I flipped over the ticket, the one I had needed to take from the vending machine in order to get the gate to swing up. Sure enough, printed on the back was a contract -- one whose terms I had apparently agreed to simply by taking the ticket. One whose terms, not surprisingly, favored the garage.

And I thought I was angry about the break-in. Compared to this nonsense, the smash-and-grab guy I'd fallen prey to was a pillar of the community. The garage had gone ahead and lined up my legal recourse in anticipation of my misfortune. No recourse at all. They weren't sorry, had no intention of making it right or filing a claim. And the attendant's goal was to scare me into accepting the situation as not only the logical norm, but something to which I'd actually consented.

That technique probably works on many, if not most of the people who would find themselves in this situation. You can't fight City Hall -- and that's what drove me crazy about it. It was a subtle form of intimidation. You took the ticket; we told you about your risks. It's not our problem you didn't read it.

But I never signed a contract. I had every right to believe I was paying for the safety of my vehicle, and nothing printed on a ticket changed that fact.

I went Ralph Nader on them. Time meant nothing to me; this was a matter of principle. The result was a long and hostile series of shouting matches, calls to the consumer protection bureau, letters to the insurance carrier and the garage's parent company.

I was the squeaky wheel, and eventually I was reimbursed for the robbery. The money was nice, but certainly not the point. I resent the corporate mentality that posits customers must give up certain rights before receiving the benefit of transacting business.

I bring this up all these years later because recently a very large credit card company that I have a long history and a global airline known for service teamed up to use similar tactics on me.
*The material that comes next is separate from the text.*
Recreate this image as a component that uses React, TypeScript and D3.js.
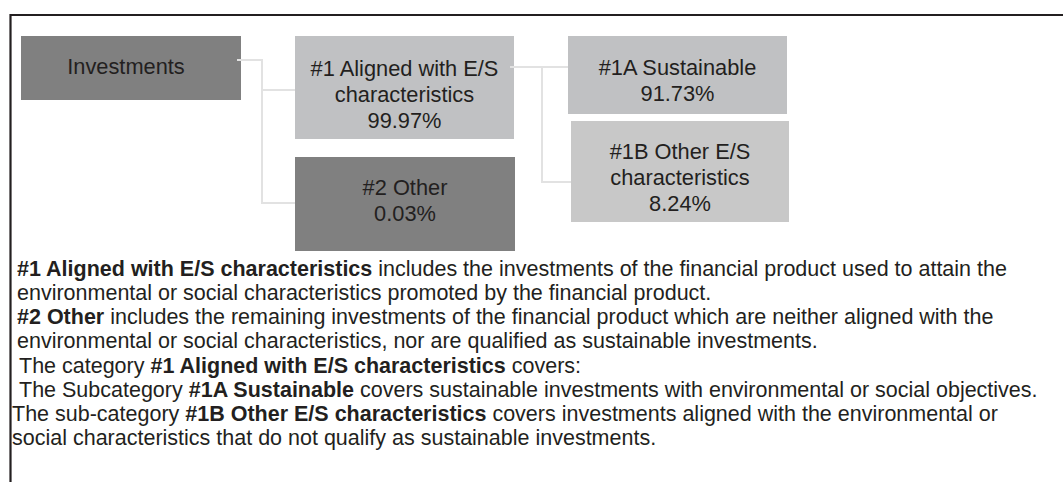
import { useMemo } from 'react';
import * as d3 from 'd3';

const W = 1063;
const H = 482;

// diagram nodes
const nodeIds = ['inv', 'n1', 'n2', 'n1a', 'n1b'];
const nodeLabels = [
  ['Investments'],
  ['#1 Aligned with E/S', 'characteristics'],
  ['#2 Other'],
  ['#1A Sustainable'],
  ['#1B Other E/S', 'characteristics'],
];
const nodeShares = [null, 99.97, 0.03, 91.73, 8.24];
const nodeParents = [null, 'inv', 'inv', 'n1', 'n1'];

// explanatory notes, [text, bold]
const noteLines = [
  [['#1 Aligned with E/S characteristics', true], [' includes the investments of the financial product used to attain the', false]],
  [['environmental or social characteristics promoted by the financial product.', false]],
  [['#2 Other', true], [' includes the remaining investments of the financial product which are neither aligned with the', false]],
  [['environmental or social characteristics, nor are qualified as sustainable investments.', false]],
  [['The category ', false], ['#1 Aligned with E/S characteristics', true], [' covers:', false]],
  [['The Subcategory ', false], ['#1A Sustainable', true], [' covers sustainable investments with environmental or social objectives.', false]],
  [['The sub-category ', false], ['#1B Other E/S characteristics', true], [' covers investments aligned with the environmental or', false]],
  [['social characteristics that do not qualify as sustainable investments.', false]],
];

// layout (pixels)
const boxes = {
  inv: { x0: 21, x1: 241, y0: 36, y1: 100, fill: '#808080', exitY: 60, elbow: 262, textY: 66 },
  n1: { x0: 295, x1: 514, y0: 36, y1: 139, fill: '#c0c1c3', entryY: 90, exitY: 67, elbow: 542, textY: 94 },
  n2: { x0: 295, x1: 515, y0: 157, y1: 251, fill: '#808080', entryY: 203, textY: 200 },
  n1a: { x0: 568, x1: 787, y0: 36, y1: 114, fill: '#c0c1c3', entryY: 67, textY: 80 },
  n1b: { x0: 571, x1: 789, y0: 121, y1: 222, fill: '#c8c8c8', entryY: 182, textY: 177 },
};
const noteIndent = [17, 17, 17, 17, 19, 19, 12, 12];

const FONT = '"Liberation Sans", Arial, Helvetica, sans-serif';
const FS = 21.8;
const NOTE_FS = 21.5;
const BOX_LINE = 26;
const INK = '#231f20';

export default function App() {
  const fmt = d3.format('.2f');
  const link = d3.line();

  const connectors = useMemo(
    () =>
      nodeIds
        .map((id, i) => ({ id, parent: nodeParents[i] }))
        .filter((d) => d.parent)
        .map((d) => {
          const p = boxes[d.parent];
          const c = boxes[d.id];
          return link([
            [p.x1 - 4, p.exitY],
            [p.elbow, p.exitY],
            [p.elbow, c.entryY],
            [c.x0, c.entryY],
          ]);
        }),
    []
  );

  const lineY = d3.scaleLinear().domain([0, noteLines.length - 1]).range([269, 438]);

  return (
    <svg
      width={W}
      height={H}
      style={{ position: 'absolute', left: 0, top: 0, background: '#fff' }}
      fontFamily={FONT}
    >
      <rect width={W} height={H} fill="#fff" />
      {/* frame: top and left rules */}
      <path d={`M${W},15H10.5V${H}`} fill="none" stroke={INK} strokeWidth={2.2} />

      {nodeIds.map((id) => {
        const b = boxes[id];
        return <rect key={id} x={b.x0} y={b.y0} width={b.x1 - b.x0} height={b.y1 - b.y0} fill={b.fill} />;
      })}

      {connectors.map((d, i) => (
        <path key={i} d={d} fill="none" stroke="#e2e2e2" strokeWidth={2} />
      ))}

      {nodeIds.map((id, i) => {
        const b = boxes[id];
        const lines = nodeShares[i] == null ? nodeLabels[i] : [...nodeLabels[i], `${fmt(nodeShares[i])}%`];
        const cx = id === 'inv' ? 126 : (b.x0 + b.x1) / 2;
        const top = b.textY - ((lines.length - 1) * BOX_LINE) / 2;
        return (
          <text key={id} fontSize={FS} fill={INK} textAnchor="middle" dominantBaseline="central">
            {lines.map((t, j) => (
              <tspan key={j} x={cx} y={top + j * BOX_LINE}>
                {t}
              </tspan>
            ))}
          </text>
        );
      })}

      {noteLines.map((segs, i) => (
        <text
          key={i}
          x={noteIndent[i]}
          y={lineY(i)}
          fontSize={NOTE_FS}
          fill={INK}
          dominantBaseline="central"
          style={{ whiteSpace: 'pre' }}
        >
          {segs.map(([t, bold], j) => (
            <tspan key={j} fontWeight={bold ? 'bold' : 'normal'}>
              {t}
            </tspan>
          ))}
        </text>
      ))}
    </svg>
  );
}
After transferring credit card points to a partner airline (points that represent more than $200,000 worth of my spending), I am told that the free tickets I wanted come with fees in excess of two thousand dollars. With this revelation, I wanted to cancel the transfer. I was told that it was "irreversible."

Irreversible.

The terms "awards," "loyalty" and "customer service" were all over the titles of the people I talked with at both transnationals, but none of them had any interest in returning what I had rightfully earned. I had not redeemed the points or even booked any tickets. They were numbers one computer emailed to another that could not, under heaven or earth, be moved back.

Take it or leave it, they said. Read your membership agreement, they said. We have a policy, they said.

They think they're protected by their legal department -- the same line of garbage as in San Francisco, on a much bigger scale.

But these people don't know what the garage owners learned: There is the court of public opinion.